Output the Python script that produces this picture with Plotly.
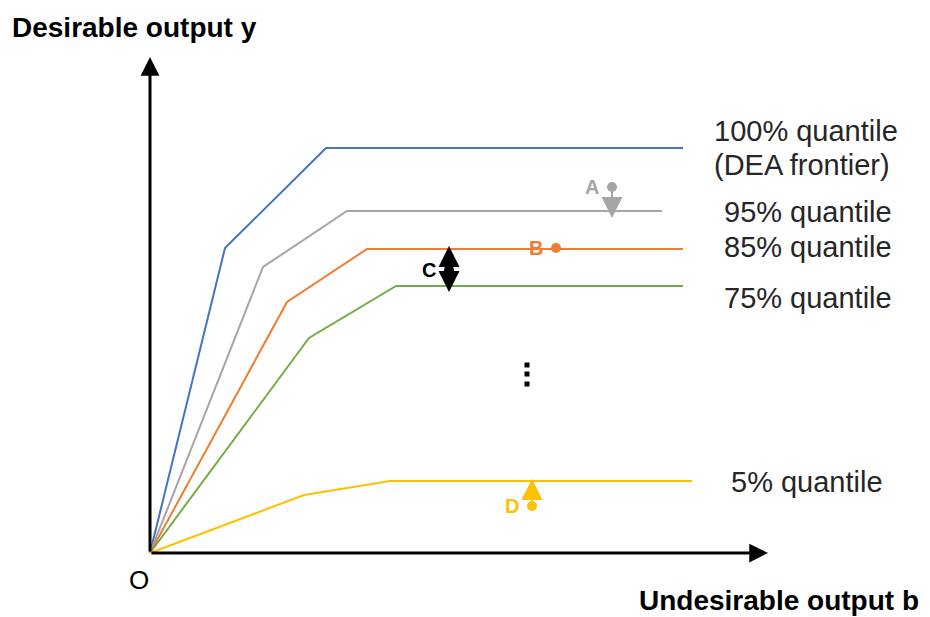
import plotly.graph_objects as go

# Frontier curves (undesirable output b, desirable output y)
blue_b = [0, 7.5, 17.6, 53.3]
blue_y = [0, 30.5, 40.5, 40.5]
gray_b = [0, 11.3, 19.7, 51.2]
gray_y = [0, 28.6, 34.2, 34.2]
orange_b = [0, 13.7, 21.7, 53.3]
orange_y = [0, 25.1, 30.4, 30.4]
green_b = [0, 15.9, 24.6, 53.3]
green_y = [0, 21.5, 26.7, 26.7]
yellow_b = [0, 15.4, 24.0, 54.2]
yellow_y = [0, 5.8, 7.2, 7.2]

curve_labels = ["100% quantile", "95% quantile", "85% quantile", "75% quantile", "5% quantile"]
label_b = [56.2, 57.2, 57.2, 57.2, 57.9]
label_y = [42.2, 34.1, 30.6, 25.5, 7.1]

# Points A-D and the arrow targets
pt_names = ["A", "B", "C", "D"]
pt_b = [46.2, 40.6, 29.9, 38.2]
pt_y = [36.6, 30.5, 28.3, 4.7]
arrow_up_to = [None, None, 30.7, 7.4]
arrow_down_to = [33.5, None, 26.1, None]

dots_b = [37.7, 37.7, 37.7]
dots_y = [18.8, 17.9, 16.9]

BLUE, GRAY, ORANGE, GREEN, YELLOW = "#4472C4", "#A5A5A5", "#ED7D31", "#70AD47", "#FFC000"
pt_colors = [GRAY, ORANGE, "#000000", YELLOW]
FONT = "Liberation Sans, Arial, sans-serif"

fig = go.Figure()
for bx, yy, c in [(blue_b, blue_y, BLUE), (gray_b, gray_y, GRAY), (orange_b, orange_y, ORANGE),
                  (green_b, green_y, GREEN), (yellow_b, yellow_y, YELLOW)]:
    fig.add_trace(go.Scatter(x=bx, y=yy, mode="lines", line=dict(color=c, width=2), hoverinfo="skip"))

ann = []
# axes arrows
ann.append(dict(x=0, y=49.6, ax=0, ay=0, xref="x", yref="y", axref="x", ayref="y",
                showarrow=True, arrowhead=2, arrowsize=1.25, arrowwidth=3, arrowcolor="#000", text=""))
ann.append(dict(x=61.8, y=0, ax=0, ay=0, xref="x", yref="y", axref="x", ayref="y",
                showarrow=True, arrowhead=2, arrowsize=1.25, arrowwidth=3, arrowcolor="#000", text=""))

# point arrows
for i in range(4):
    for tgt in (arrow_up_to[i], arrow_down_to[i]):
        if tgt is not None:
            ann.append(dict(x=pt_b[i], y=tgt, ax=pt_b[i], ay=pt_y[i], xref="x", yref="y",
                            axref="x", ayref="y", showarrow=True, arrowhead=2, arrowsize=2.1,
                            arrowwidth=2, arrowcolor=pt_colors[i], text=""))

fig.add_trace(go.Scatter(x=pt_b, y=pt_y, mode="markers",
                         marker=dict(color=pt_colors, size=10), hoverinfo="skip"))
for i in range(4):
    ann.append(dict(x=pt_b[i], y=pt_y[i], xref="x", yref="y", text="<b>%s</b>" % pt_names[i],
                    showarrow=False, xanchor="right", xshift=-11,
                    font=dict(family=FONT, size=20, color=pt_colors[i])))

fig.add_trace(go.Scatter(x=dots_b, y=dots_y, mode="markers",
                         marker=dict(color="#000", size=5, symbol="square"), hoverinfo="skip"))

for t, bx, yy in zip(curve_labels, label_b, label_y):
    ann.append(dict(x=bx, y=yy, xref="x", yref="y", text=t, showarrow=False, xanchor="left",
                    font=dict(family=FONT, size=29, color="#262626")))
ann.append(dict(x=56.2, y=38.8, xref="x", yref="y", text="(DEA frontier)", showarrow=False,
                xanchor="left", font=dict(family=FONT, size=29, color="#262626")))

ann.append(dict(x=-14.0, y=52.6, xref="x", yref="y", text="<b>Desirable output y</b>",
                showarrow=False, xanchor="left", font=dict(family=FONT, size=28, color="#000")))
ann.append(dict(x=77.1, y=-4.7, xref="x", yref="y", text="<b>Undesirable output b</b>",
                showarrow=False, xanchor="right", font=dict(family=FONT, size=28, color="#000")))
ann.append(dict(x=-1.1, y=-2.7, xref="x", yref="y", text="O",
                showarrow=False, font=dict(family=FONT, size=26, color="#000")))

# page body has an 8px margin; size and ranges compensate so the drawing lands in place
fig.update_layout(
    width=922, height=609, margin=dict(l=0, r=0, t=0, b=0),
    paper_bgcolor="white", plot_bgcolor="white", showlegend=False,
    xaxis=dict(range=[-14.2, 78.0], visible=False, fixedrange=True),
    yaxis=dict(range=[-6.4, 54.5], visible=False, fixedrange=True),
    annotations=ann,
)
fig.write_html("out.html")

--

**Exercise directions**
Drop the images and repeat the data exactly.

**Solved problem**
Output the Python script that produces this picture with Plotly.
import plotly.graph_objects as go

# Frontier curves (undesirable output b, desirable output y)
blue_b = [0, 7.5, 17.6, 53.3]
blue_y = [0, 30.5, 40.5, 40.5]
gray_b = [0, 11.3, 19.7, 51.2]
gray_y = [0, 28.6, 34.2, 34.2]
orange_b = [0, 13.7, 21.7, 53.3]
orange_y = [0, 25.1, 30.4, 30.4]
green_b = [0, 15.9, 24.6, 53.3]
green_y = [0, 21.5, 26.7, 26.7]
yellow_b = [0, 15.4, 24.0, 54.2]
yellow_y = [0, 5.8, 7.2, 7.2]

curve_labels = ["100% quantile", "95% quantile", "85% quantile", "75% quantile", "5% quantile"]
label_b = [56.2, 57.2, 57.2, 57.2, 57.9]
label_y = [42.2, 34.1, 30.6, 25.5, 7.1]

# Points A-D and the arrow targets
pt_names = ["A", "B", "C", "D"]
pt_b = [46.2, 40.6, 29.9, 38.2]
pt_y = [36.6, 30.5, 28.3, 4.7]
arrow_up_to = [None, None, 30.7, 7.4]
arrow_down_to = [33.5, None, 26.1, None]

dots_b = [37.7, 37.7, 37.7]
dots_y = [18.8, 17.9, 16.9]

BLUE, GRAY, ORANGE, GREEN, YELLOW = "#4472C4", "#A5A5A5", "#ED7D31", "#70AD47", "#FFC000"
pt_colors = [GRAY, ORANGE, "#000000", YELLOW]
FONT = "Liberation Sans, Arial, sans-serif"

fig = go.Figure()
for bx, yy, c in [(blue_b, blue_y, BLUE), (gray_b, gray_y, GRAY), (orange_b, orange_y, ORANGE),
                  (green_b, green_y, GREEN), (yellow_b, yellow_y, YELLOW)]:
    fig.add_trace(go.Scatter(x=bx, y=yy, mode="lines", line=dict(color=c, width=2), hoverinfo="skip"))

ann = []
# axes arrows
ann.append(dict(x=0, y=49.6, ax=0, ay=0, xref="x", yref="y", axref="x", ayref="y",
                showarrow=True, arrowhead=2, arrowsize=1.25, arrowwidth=3, arrowcolor="#000", text=""))
ann.append(dict(x=61.8, y=0, ax=0, ay=0, xref="x", yref="y", axref="x", ayref="y",
                showarrow=True, arrowhead=2, arrowsize=1.25, arrowwidth=3, arrowcolor="#000", text=""))

# point arrows
for i in range(4):
    for tgt in (arrow_up_to[i], arrow_down_to[i]):
        if tgt is not None:
            ann.append(dict(x=pt_b[i], y=tgt, ax=pt_b[i], ay=pt_y[i], xref="x", yref="y",
                            axref="x", ayref="y", showarrow=True, arrowhead=2, arrowsize=2.1,
                            arrowwidth=2, arrowcolor=pt_colors[i], text=""))

fig.add_trace(go.Scatter(x=pt_b, y=pt_y, mode="markers",
                         marker=dict(color=pt_colors, size=10), hoverinfo="skip"))
for i in range(4):
    ann.append(dict(x=pt_b[i], y=pt_y[i], xref="x", yref="y", text="<b>%s</b>" % pt_names[i],
                    showarrow=False, xanchor="right", xshift=-11,
                    font=dict(family=FONT, size=20, color=pt_colors[i])))

fig.add_trace(go.Scatter(x=dots_b, y=dots_y, mode="markers",
                         marker=dict(color="#000", size=5, symbol="square"), hoverinfo="skip"))

for t, bx, yy in zip(curve_labels, label_b, label_y):
    ann.append(dict(x=bx, y=yy, xref="x", yref="y", text=t, showarrow=False, xanchor="left",
                    font=dict(family=FONT, size=29, color="#262626")))
ann.append(dict(x=56.2, y=38.8, xref="x", yref="y", text="(DEA frontier)", showarrow=False,
                xanchor="left", font=dict(family=FONT, size=29, color="#262626")))

ann.append(dict(x=-14.0, y=52.6, xref="x", yref="y", text="<b>Desirable output y</b>",
                showarrow=False, xanchor="left", font=dict(family=FONT, size=28, color="#000")))
ann.append(dict(x=77.1, y=-4.7, xref="x", yref="y", text="<b>Undesirable output b</b>",
                showarrow=False, xanchor="right", font=dict(family=FONT, size=28, color="#000")))
ann.append(dict(x=-1.1, y=-2.7, xref="x", yref="y", text="O",
                showarrow=False, font=dict(family=FONT, size=26, color="#000")))

# page body has an 8px margin; size and ranges compensate so the drawing lands in place
fig.update_layout(
    width=922, height=609, margin=dict(l=0, r=0, t=0, b=0),
    paper_bgcolor="white", plot_bgcolor="white", showlegend=False,
    xaxis=dict(range=[-14.2, 78.0], visible=False, fixedrange=True),
    yaxis=dict(range=[-6.4, 54.5], visible=False, fixedrange=True),
    annotations=ann,
)
fig.write_html("out.html")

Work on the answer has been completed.